REQUIRED WORK:
Scan the data for "code" and copy the lines it appears in.

SOURCE DATA:
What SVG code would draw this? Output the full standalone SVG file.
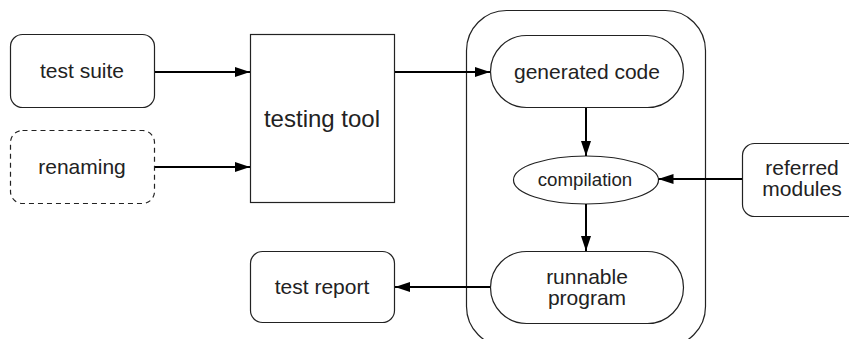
<svg xmlns="http://www.w3.org/2000/svg" width="849" height="339" viewBox="0 0 849 339">
<defs>
<style>
.box{fill:#fff;stroke:#222;stroke-width:1.2}
.dash{stroke-dasharray:5 4}
.lbl{font-family:"Liberation Sans",Arial,sans-serif;font-size:21px;fill:#222;text-anchor:middle}
.con{stroke:#000;stroke-width:2;fill:none;marker-end:url(#ah)}
</style>
<marker id="ah" viewBox="0 0 15 10" refX="15" refY="5" markerWidth="15" markerHeight="10" markerUnits="userSpaceOnUse" orient="auto">
<path d="M0,0 L15,5 L0,10 Z" fill="#000"/>
</marker>
</defs>
<rect width="849" height="339" fill="#fff"/>
<g id="container"><rect class="box" x="466.5" y="10.5" width="239" height="336" rx="40" ry="40"/></g>
<g id="test-suite"><rect class="box" x="10.5" y="34.5" width="144" height="73" rx="12"/><text class="lbl" x="82" y="78">test suite</text></g>
<g id="renaming"><rect class="box dash" x="10.5" y="130.5" width="144" height="73" rx="12"/><text class="lbl" x="82" y="174">renaming</text></g>
<g id="testing-tool"><rect class="box" x="250.5" y="34.5" width="144" height="168"/><text class="lbl" x="322" y="127" style="font-size:24px">testing tool</text></g>
<g id="generated-code"><rect class="box" x="490.5" y="35.5" width="193" height="72" rx="36"/><text class="lbl" x="587" y="78.5">generated code</text></g>
<g id="compilation"><ellipse class="box" cx="586" cy="180" rx="72.5" ry="24"/><text class="lbl" x="585" y="186" style="font-size:18.7px">compilation</text></g>
<g id="runnable-program"><rect class="box" x="490.5" y="251.5" width="193" height="72" rx="36"/><text class="lbl" x="587" y="283.5">runnable</text><text class="lbl" x="587" y="305">program</text></g>
<g id="referred-modules"><rect class="box" x="742.5" y="143.5" width="120" height="73" rx="12"/><text class="lbl" x="802" y="175">referred</text><text class="lbl" x="802" y="196">modules</text></g>
<g id="test-report"><rect class="box" x="250.5" y="251.5" width="144" height="71" rx="12"/><text class="lbl" x="322" y="294">test report</text></g>
<g id="connectors">
<line class="con" x1="155" y1="72" x2="250" y2="72"/>
<line class="con" x1="155" y1="167" x2="250" y2="167"/>
<line class="con" x1="395" y1="72" x2="490" y2="72"/>
<line class="con" x1="586" y1="108" x2="586" y2="156"/>
<line class="con" x1="586" y1="204" x2="586" y2="251"/>
<line class="con" x1="742" y1="179" x2="658.5" y2="179"/>
<line class="con" x1="490" y1="287" x2="395" y2="287"/>
</g>
</svg>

REPLY TO THE EXERCISE:
What SVG code would draw this? Output the full standalone SVG file.
<g id="generated-code"><rect class="box" x="490.5" y="35.5" width="193" height="72" rx="36"/><text class="lbl" x="587" y="78.5">generated code</text></g>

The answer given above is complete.